By Danilo Masoni
MILAN (Reuters) – Britain’s blue chip share index was steady on Tuesday following mixed earning reports and caution in world equity markets ahead of U.S. midterm elections.
Disappointing results from the country’s fourth largest supermarket group Morrisons and bookmaker William Hill weighed, although battered tobacco firm Imperial Brands provided support after a reassuring update.
The FTSE 100 <.FTSE> top share index was down 0.1 percent by 0929 GMT, also weighed down by a stronger pound, which makes UK exports less competitive. The domestically focussed FTSE 250 <.FTMC> index was up 0.2 percent.
“With Tuesday’s main event – the U.S. midterm elections – arguably not yielding any tradable news until the early hours of Wednesday, Europe got off to a predictably slow start,” said Spreadex analyst Connor Campbell.
“That the pound has continued to strengthen likely contributed to the FTSE’s dip,” he added.
Sterling rose as hopes grew for a Brexit deal breakthrough after a report said the European Union is preparing to back a compromise proposal on the Irish border to resolve the last major hurdle in the talks.

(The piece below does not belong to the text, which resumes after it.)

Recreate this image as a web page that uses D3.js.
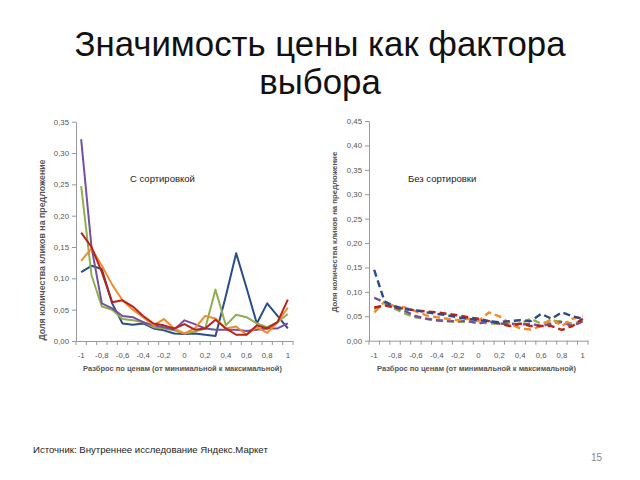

Morrisons <MRW.L> was the biggest faller on the FTSE 100 in morning trade, down 4 percent, following its disappointing update.

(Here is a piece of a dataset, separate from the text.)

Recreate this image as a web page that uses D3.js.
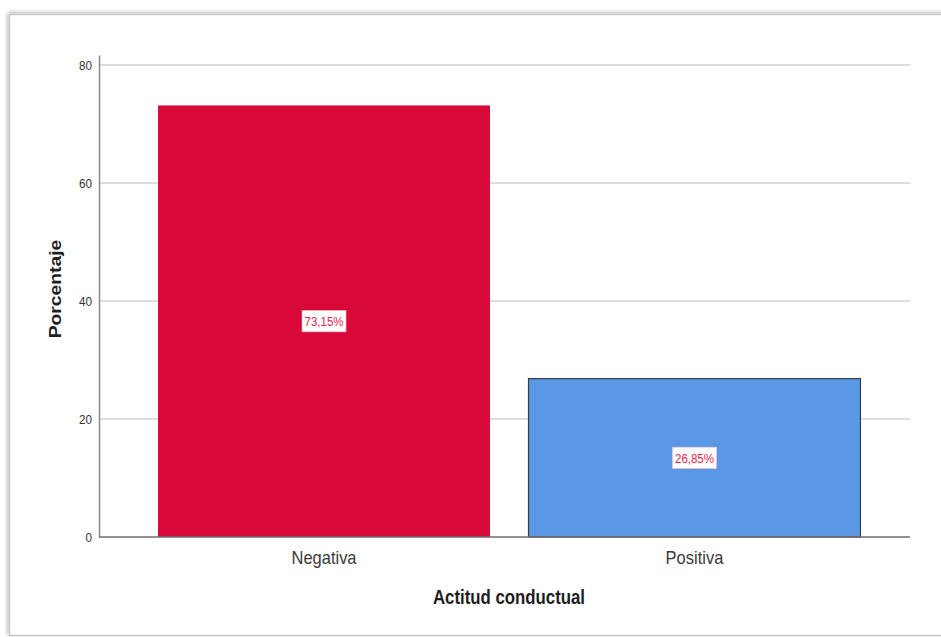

The group said third-quarter growth had slowed from the previous quarter and came in below analysts’ forecasts.
“After a party there is usually a hangover and that’s what supermarket Morrisons faces this morning as it reports slowing growth… slightly short of analysts’ expectations,” said Russ Mould, investment director at AJ Bell.

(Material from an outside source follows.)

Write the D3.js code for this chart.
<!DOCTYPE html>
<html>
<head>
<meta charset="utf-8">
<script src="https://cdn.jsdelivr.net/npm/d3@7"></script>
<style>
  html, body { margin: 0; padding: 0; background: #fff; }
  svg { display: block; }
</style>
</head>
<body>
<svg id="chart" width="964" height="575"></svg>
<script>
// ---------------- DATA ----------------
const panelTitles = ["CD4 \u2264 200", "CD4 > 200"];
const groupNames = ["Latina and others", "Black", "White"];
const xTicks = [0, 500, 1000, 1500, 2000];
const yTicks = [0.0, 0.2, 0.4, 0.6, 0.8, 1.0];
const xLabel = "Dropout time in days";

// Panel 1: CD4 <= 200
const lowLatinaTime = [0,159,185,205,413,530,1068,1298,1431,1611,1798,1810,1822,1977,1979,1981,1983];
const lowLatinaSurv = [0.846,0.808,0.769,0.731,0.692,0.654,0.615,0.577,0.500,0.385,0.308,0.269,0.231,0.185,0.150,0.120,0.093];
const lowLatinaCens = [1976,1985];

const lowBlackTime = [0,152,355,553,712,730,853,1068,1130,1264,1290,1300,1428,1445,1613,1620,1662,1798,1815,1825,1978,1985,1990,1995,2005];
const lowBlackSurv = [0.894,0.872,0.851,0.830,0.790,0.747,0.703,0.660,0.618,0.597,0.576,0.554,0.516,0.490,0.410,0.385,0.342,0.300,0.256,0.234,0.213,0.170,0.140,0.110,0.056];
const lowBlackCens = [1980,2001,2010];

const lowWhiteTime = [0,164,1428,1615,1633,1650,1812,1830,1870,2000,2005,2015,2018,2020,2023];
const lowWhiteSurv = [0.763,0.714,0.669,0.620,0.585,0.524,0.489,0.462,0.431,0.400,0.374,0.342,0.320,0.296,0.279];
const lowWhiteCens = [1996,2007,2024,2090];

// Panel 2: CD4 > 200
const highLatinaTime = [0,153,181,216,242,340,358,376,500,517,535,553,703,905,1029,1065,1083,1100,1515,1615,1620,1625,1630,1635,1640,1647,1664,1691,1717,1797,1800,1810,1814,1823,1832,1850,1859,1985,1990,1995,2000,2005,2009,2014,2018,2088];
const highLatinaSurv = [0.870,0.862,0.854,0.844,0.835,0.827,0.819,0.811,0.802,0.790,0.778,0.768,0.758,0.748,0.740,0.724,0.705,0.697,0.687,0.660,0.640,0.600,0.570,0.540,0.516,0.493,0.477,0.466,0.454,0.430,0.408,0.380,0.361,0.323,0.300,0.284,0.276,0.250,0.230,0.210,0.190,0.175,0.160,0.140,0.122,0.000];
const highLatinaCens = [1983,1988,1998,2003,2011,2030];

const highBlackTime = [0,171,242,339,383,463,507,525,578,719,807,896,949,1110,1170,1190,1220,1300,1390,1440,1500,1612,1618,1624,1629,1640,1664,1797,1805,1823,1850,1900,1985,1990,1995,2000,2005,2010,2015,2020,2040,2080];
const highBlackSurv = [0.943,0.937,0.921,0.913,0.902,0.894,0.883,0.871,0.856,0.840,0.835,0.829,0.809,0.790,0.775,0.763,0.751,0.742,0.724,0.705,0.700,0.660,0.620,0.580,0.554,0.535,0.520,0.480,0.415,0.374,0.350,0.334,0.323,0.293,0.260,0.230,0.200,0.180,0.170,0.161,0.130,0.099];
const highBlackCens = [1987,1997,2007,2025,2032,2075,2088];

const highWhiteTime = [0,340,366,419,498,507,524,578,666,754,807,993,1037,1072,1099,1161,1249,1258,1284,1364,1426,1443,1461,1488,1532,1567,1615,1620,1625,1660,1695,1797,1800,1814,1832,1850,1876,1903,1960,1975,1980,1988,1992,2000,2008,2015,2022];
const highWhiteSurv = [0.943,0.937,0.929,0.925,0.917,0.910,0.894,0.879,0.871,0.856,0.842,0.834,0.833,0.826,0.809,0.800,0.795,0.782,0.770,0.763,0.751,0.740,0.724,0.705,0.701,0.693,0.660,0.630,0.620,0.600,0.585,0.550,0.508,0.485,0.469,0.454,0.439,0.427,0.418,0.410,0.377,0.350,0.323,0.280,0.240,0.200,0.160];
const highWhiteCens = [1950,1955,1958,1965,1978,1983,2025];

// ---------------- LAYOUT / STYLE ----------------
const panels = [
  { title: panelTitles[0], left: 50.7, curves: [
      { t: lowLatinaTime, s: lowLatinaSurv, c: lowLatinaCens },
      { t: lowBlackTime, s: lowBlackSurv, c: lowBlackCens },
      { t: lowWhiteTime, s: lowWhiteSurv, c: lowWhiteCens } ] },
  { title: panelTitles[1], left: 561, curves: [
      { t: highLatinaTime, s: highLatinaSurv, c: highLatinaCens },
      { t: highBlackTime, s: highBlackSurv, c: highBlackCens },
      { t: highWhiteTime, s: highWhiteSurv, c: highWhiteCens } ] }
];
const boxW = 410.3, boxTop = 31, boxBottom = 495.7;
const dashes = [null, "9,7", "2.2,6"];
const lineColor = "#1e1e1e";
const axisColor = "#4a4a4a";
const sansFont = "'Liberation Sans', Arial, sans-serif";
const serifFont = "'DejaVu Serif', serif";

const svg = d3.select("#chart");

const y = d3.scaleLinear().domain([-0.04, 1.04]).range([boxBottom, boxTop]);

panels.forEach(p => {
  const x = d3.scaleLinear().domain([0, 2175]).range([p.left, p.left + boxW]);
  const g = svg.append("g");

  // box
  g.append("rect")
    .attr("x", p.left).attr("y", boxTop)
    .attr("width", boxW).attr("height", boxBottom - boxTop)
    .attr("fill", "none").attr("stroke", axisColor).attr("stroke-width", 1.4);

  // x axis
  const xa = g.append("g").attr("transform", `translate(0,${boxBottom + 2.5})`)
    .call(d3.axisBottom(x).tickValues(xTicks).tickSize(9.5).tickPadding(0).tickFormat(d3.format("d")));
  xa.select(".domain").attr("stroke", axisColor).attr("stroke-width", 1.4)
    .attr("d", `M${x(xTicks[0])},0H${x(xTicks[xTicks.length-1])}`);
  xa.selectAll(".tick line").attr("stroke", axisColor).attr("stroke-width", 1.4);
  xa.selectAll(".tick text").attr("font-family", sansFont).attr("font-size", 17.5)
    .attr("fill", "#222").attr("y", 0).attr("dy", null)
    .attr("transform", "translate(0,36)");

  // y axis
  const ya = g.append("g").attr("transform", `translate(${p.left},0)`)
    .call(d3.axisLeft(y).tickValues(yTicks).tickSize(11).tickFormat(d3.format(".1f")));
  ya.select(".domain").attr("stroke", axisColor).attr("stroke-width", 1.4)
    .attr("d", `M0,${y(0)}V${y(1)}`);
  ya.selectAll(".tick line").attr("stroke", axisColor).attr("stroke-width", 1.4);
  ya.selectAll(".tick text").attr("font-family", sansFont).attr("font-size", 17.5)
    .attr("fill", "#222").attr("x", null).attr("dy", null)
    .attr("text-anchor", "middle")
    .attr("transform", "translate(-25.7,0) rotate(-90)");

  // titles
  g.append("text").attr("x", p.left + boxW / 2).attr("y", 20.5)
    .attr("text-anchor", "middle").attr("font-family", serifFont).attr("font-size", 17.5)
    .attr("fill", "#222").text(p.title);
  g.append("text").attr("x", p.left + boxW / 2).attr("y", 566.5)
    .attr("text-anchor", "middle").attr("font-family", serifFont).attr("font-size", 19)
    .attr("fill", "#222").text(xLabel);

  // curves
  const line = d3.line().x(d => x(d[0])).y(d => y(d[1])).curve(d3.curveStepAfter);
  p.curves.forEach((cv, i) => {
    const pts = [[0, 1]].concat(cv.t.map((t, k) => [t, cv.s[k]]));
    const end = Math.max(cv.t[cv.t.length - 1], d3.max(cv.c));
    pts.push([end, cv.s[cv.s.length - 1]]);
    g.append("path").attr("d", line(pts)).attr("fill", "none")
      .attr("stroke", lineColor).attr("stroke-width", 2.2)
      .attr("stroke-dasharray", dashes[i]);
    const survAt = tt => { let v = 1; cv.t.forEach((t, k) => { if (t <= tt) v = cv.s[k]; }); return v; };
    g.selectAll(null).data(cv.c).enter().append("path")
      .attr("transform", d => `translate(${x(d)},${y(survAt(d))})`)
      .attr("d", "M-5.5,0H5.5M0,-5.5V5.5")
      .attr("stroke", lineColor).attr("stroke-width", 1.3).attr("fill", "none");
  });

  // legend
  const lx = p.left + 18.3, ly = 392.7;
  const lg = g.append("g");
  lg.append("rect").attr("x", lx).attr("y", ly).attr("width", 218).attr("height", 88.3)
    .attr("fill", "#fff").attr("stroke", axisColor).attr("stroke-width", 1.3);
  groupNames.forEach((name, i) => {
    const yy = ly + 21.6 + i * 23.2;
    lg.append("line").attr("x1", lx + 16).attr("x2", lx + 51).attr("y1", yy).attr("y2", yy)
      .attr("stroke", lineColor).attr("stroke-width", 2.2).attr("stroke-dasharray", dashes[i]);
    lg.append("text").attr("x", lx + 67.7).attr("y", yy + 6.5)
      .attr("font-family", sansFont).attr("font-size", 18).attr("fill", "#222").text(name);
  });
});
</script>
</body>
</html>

“This follows on from a great summer when the World Cup and UK heatwave helped the company achieve its best sales performance in nearly a decade,” he added.
Shares in rivals Tesco <TSCO.L>, which also missed first-half profit forecasts when it reported results last month, and Sainsbury’s <SBRY.L> fell 1 and 0.3 percent respectively.
William Hill <WMH.L> dropped 4.7 percent after it forecast lower full-year operating profit, largely below analysts’ consensus, blaming weaker football and racing margins as well as challenging conditions on the UK high street.
Shares in motor insurer Direct Line <DLGD.L> dipped 0.4 percent after it reported a drop in quarterly gross written premiums, hit by fierce competition.
In contrast, Imperial Brands <IMB.L> gained 0.8 percent after the tobacco firm reported higher full-year revenue and better-than-expected adjusted profit, helped by market share gains.
“Today’s beat should reassure investors,” said Liberum analysts in a note, reiterating their buy rating on the stock.
Also rising were shares in AB Foods <ABF.L>, up 1.7 percent, after the company reported an adjusted operating profit of 1.4 billion pounds, up 3 percent and ahead of analyst expectations.
AB Foods however said price pressures in the global sugar market would prevent its earnings from growing in the coming 12 months as the drag on the business offsets strong demand for its fashion retailer Primark.
The reporting season in the UK has reached its midpoint and according to UBS, earning beats have outnumbered misses so far.